Compare gold-oriented mutual funds by strategy, expense ratio, and track record. Decide between lump-sum contributions or a systematic investment plan (SIP) that invests a set amount at regular intervals.
Gold Futures and Options
Futures and options allow you to control gold exposure with leverage through standardized exchange-traded contracts. They are advanced tools best suited for experienced investors who understand margin, expiration, and position sizing.
Pros and Cons
Pros
- Capital efficiency: control significant exposure with relatively small initial margin.
- Transparent pricing, deep liquidity, and standardized contract terms on major exchanges.
Cons
- Leverage magnifies losses as well as gains; complex mechanics demand experience.
- Commissions, spreads, and rollover costs can erode returns if not managed carefully.
How to Invest?
Open a futures-approved brokerage account, learn contract specs, and start with defined risk. Many traders begin with smaller positions or options strategies that cap downside while they gain experience.

Digital Gold
Digital gold platforms let you buy fractional amounts of vaulted, insured gold. You own an allocated quantity recorded on the platform, with the option on some services to redeem for physical metal—similar to how metal is held in a gold IRA vault.
Pros and Cons
Pros
- Convenient entry with small minimums and 24/7 access on many platforms.
- Allocated, vaulted metal with insurance coverage on reputable providers.
- Some services allow conversion to coins, bars, or jewelry.
Cons
- Platform and custody risks require careful due diligence.
- Fees for storage, buying, and selling can reduce long-term returns.
- Regulatory treatment varies by country, affecting taxes and reporting.
How to Invest?
Choose a well-reviewed provider with clear audits, insurance, and redemption policies. Fund your account, purchase by weight or amount, and monitor fees and security settings regularly.
Diversifying Within Gold Investments
There’s no single “right” way to allocate to gold. Many investors spread exposure—combining a core holding (ETF or physical) with satellite positions in mining equities or digital platforms—to balance simplicity, upside potential, and liquidity.
Start by defining objectives: hedge inflation, reduce volatility, or seek growth. Then match vehicles to those aims, being mindful of fees, taxes, and your rebalancing plan.

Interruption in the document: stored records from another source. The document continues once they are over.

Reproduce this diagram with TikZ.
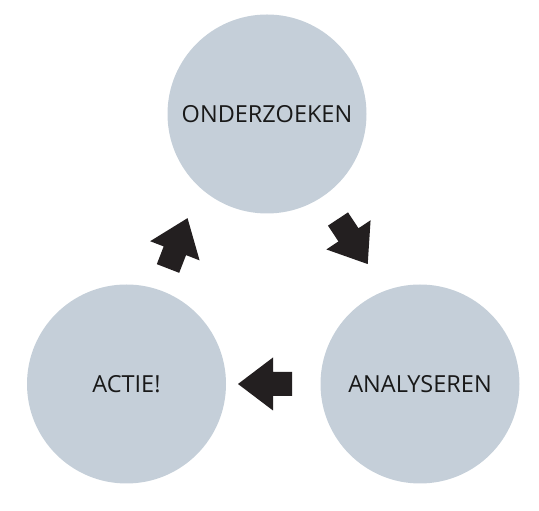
\documentclass[tikz,border=0pt]{standalone}
\usepackage{fontspec}
\setmainfont{Open Sans}
\usepackage{xcolor}
\usepackage{tikz}
\definecolor{bolgrijs}{RGB}{197,207,217}
\definecolor{pijlzwart}{RGB}{35,31,32}
\tikzset{
  fase/.style={circle,fill=bolgrijs,minimum size=199pt,inner sep=0pt,
    text=black!90,font=\fontsize{23.5}{28}\selectfont},
  blokpijl/.style={fill=pijlzwart}
}

\begin{document}
\begin{tikzpicture}[x=1pt,y=1pt]
\useasboundingbox (0,0) rectangle (539,511);
\node[fase] (onderzoeken) at (267,397) {ONDERZOEKEN};
\node[fase] (analyseren) at (420,127) {ANALYSEREN};
\node[fase] (actie) at (126.5,127) {ACTIE!};
% pijlen: staart (x,y) en richting
\foreach \x/\y/\r in {338/292/-56.6,292/127/180,168/242.5/68.8}{
  \fill[blokpijl,shift={(\x,\y)},rotate=\r]
    (0,-12) -- (19,-12) -- (19,-26.5) -- (54,0) -- (19,26.5) -- (19,12) -- (0,12) -- cycle;}
\end{tikzpicture}
\end{document}
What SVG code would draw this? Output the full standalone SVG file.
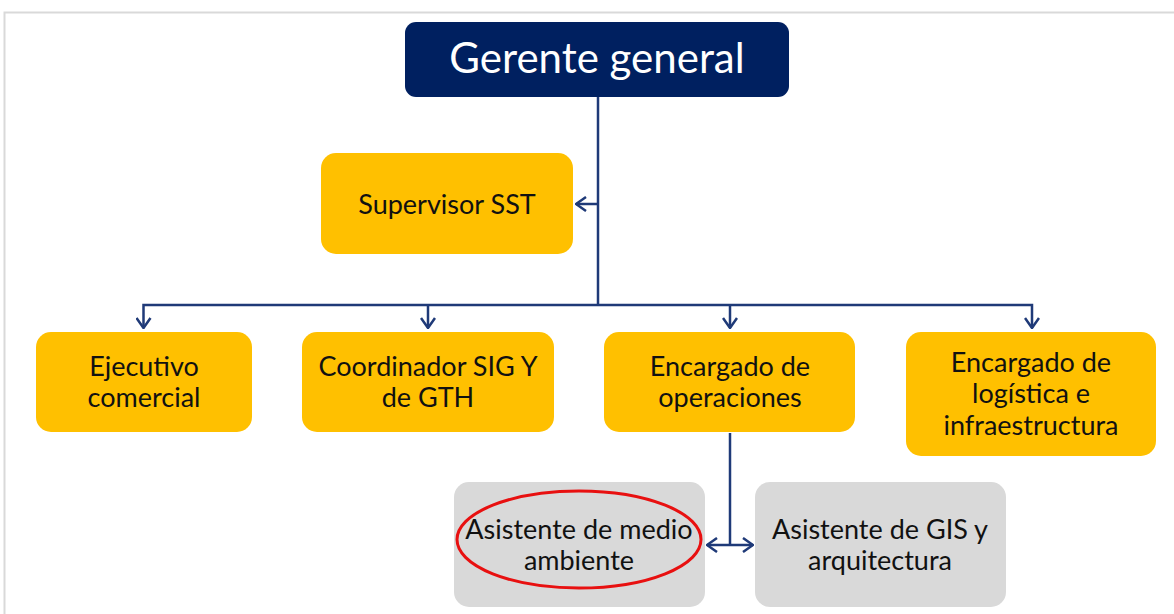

Once you set your mix, revisit it periodically. Markets change, and your allocation should evolve with your goals and risk tolerance.
Risks and Considerations
Gold can help stabilize a portfolio, but it’s not risk-free. Keep these considerations in mind before you invest:
- Price Swings: Gold can decline during periods of strong growth or rising real rates.
- Opportunity Cost: Unlike stocks or bonds, gold doesn’t pay income; holding it may forgo yield elsewhere.
- Regulatory and Tax Treatment: Rules for ownership, reporting, and taxes vary by jurisdiction and can change.
- Liquidity and Premiums: Physical buyers face bid–ask spreads and premiums that can reduce proceeds when selling.
- Counterparty Risk: ETFs, funds, and digital platforms add layers of custody and operational risk—research them carefully.